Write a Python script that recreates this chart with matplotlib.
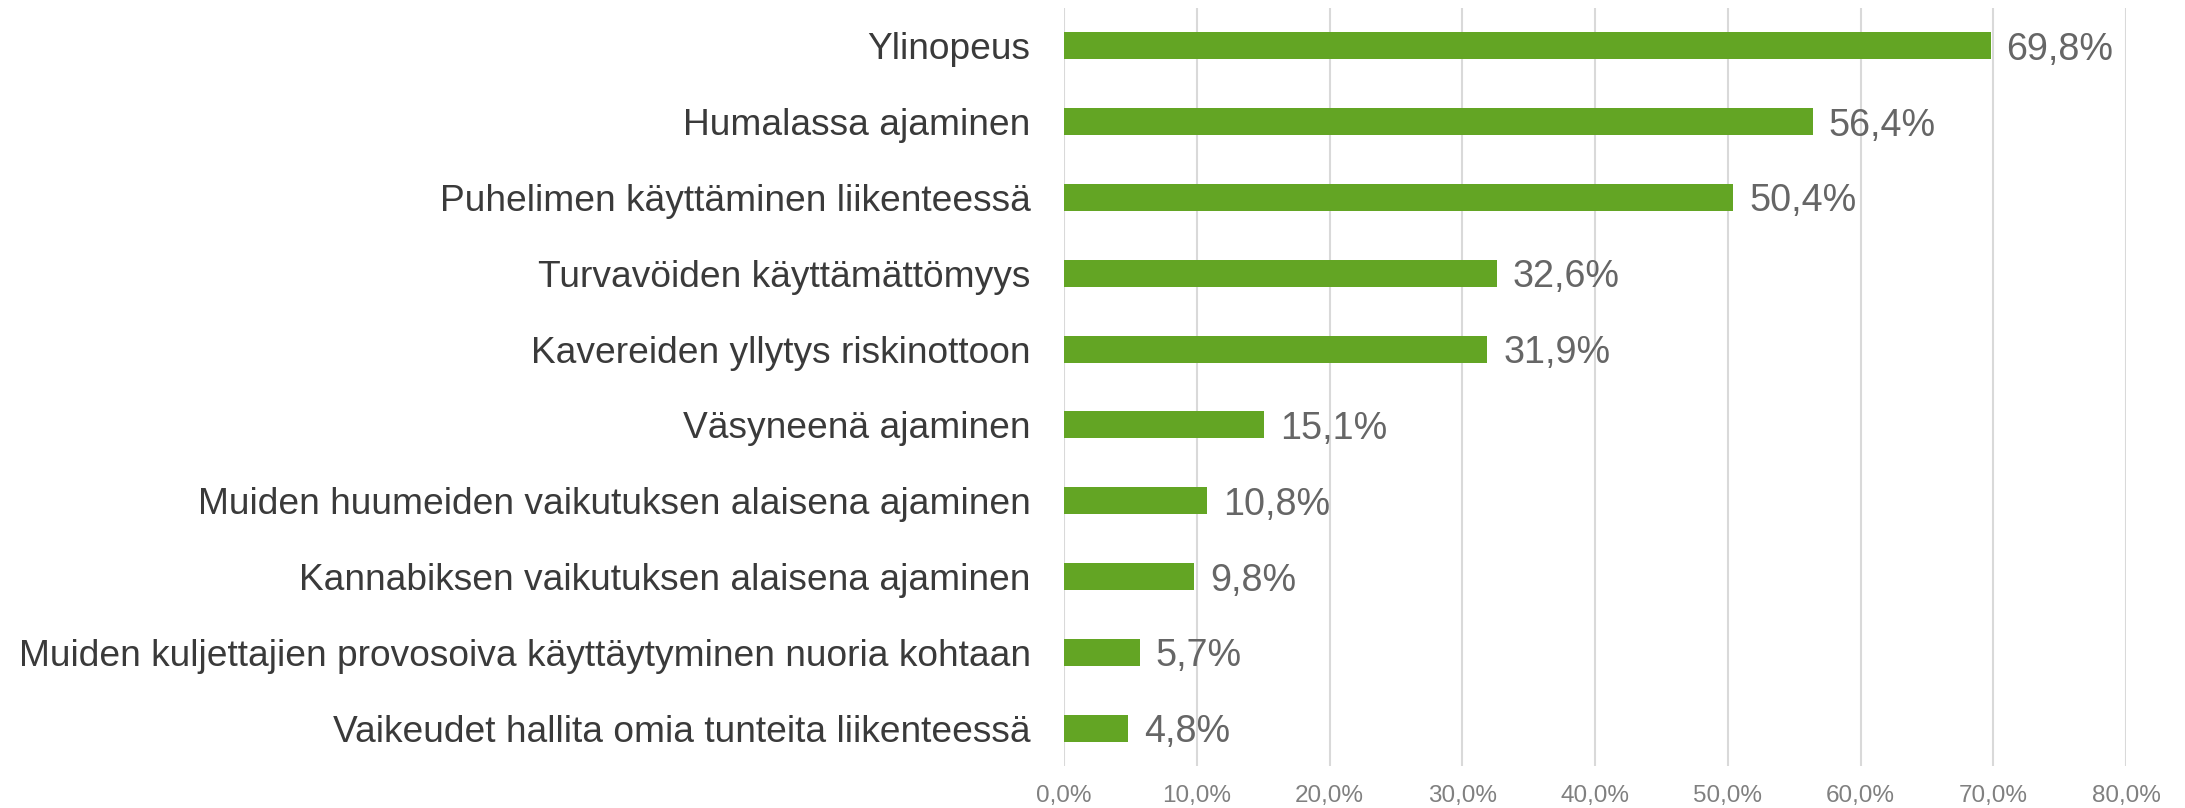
import matplotlib
matplotlib.use("Agg")
import matplotlib.pyplot as plt
from matplotlib.ticker import FuncFormatter

plt.rcParams['font.family'] = ['Liberation Sans', 'DejaVu Sans']

categories = [
    "Ylinopeus",
    "Humalassa ajaminen",
    "Puhelimen käyttäminen liikenteessä",
    "Turvavöiden käyttämättömyys",
    "Kavereiden yllytys riskinottoon",
    "Väsyneenä ajaminen",
    "Muiden huumeiden vaikutuksen alaisena ajaminen",
    "Kannabiksen vaikutuksen alaisena ajaminen",
    "Muiden kuljettajien provosoiva käyttäytyminen nuoria kohtaan",
    "Vaikeudet hallita omia tunteita liikenteessä",
]
values = [69.8, 56.4, 50.4, 32.6, 31.9, 15.1, 10.8, 9.8, 5.7, 4.8]
xticks = [0, 10, 20, 30, 40, 50, 60, 70, 80]

BAR = "#63A524"
GRID = "#D9D9D9"

fig = plt.figure(figsize=(21.85, 8.08), dpi=100)
ax = fig.add_axes([1064/2185, 1 - 766/808, (2126-1064)/2185, (766-8)/808])

y = list(range(len(categories)))
ax.barh(y, values, height=0.356, color=BAR, zorder=3)
ax.set_ylim(len(categories) - 0.5, -0.5)
ax.set_xlim(0, 80)
ax.set_xticks(xticks)
ax.xaxis.set_major_formatter(FuncFormatter(lambda v, p: f"{v:.1f}%".replace('.', ',')))
ax.set_yticks(y)
ax.set_yticklabels(categories, fontsize=26.7, color="#3A3A3A")
ax.tick_params(axis='y', length=0, pad=24)
ax.tick_params(axis='x', length=0, pad=14, labelsize=17.5, labelcolor="#808080")
ax.grid(axis='x', color=GRID, linewidth=1.5, zorder=0)
ax.set_axisbelow(True)
for s in ax.spines.values():
    s.set_visible(False)

for yi, v in zip(y, values):
    ax.annotate(f"{v:.1f}%".replace('.', ','), xy=(v, yi), xytext=(11.5, 0),
                textcoords='offset points', va='center_baseline', ha='left',
                fontsize=27.2, color="#666666", zorder=4)

fig.savefig("out.png", dpi=100)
== == ==
For each line of the listing that holds the word "matplotlib", show that line.

**Task response**
Write a Python script that recreates this chart with matplotlib.
import matplotlib
matplotlib.use("Agg")
import matplotlib.pyplot as plt
from matplotlib.ticker import FuncFormatter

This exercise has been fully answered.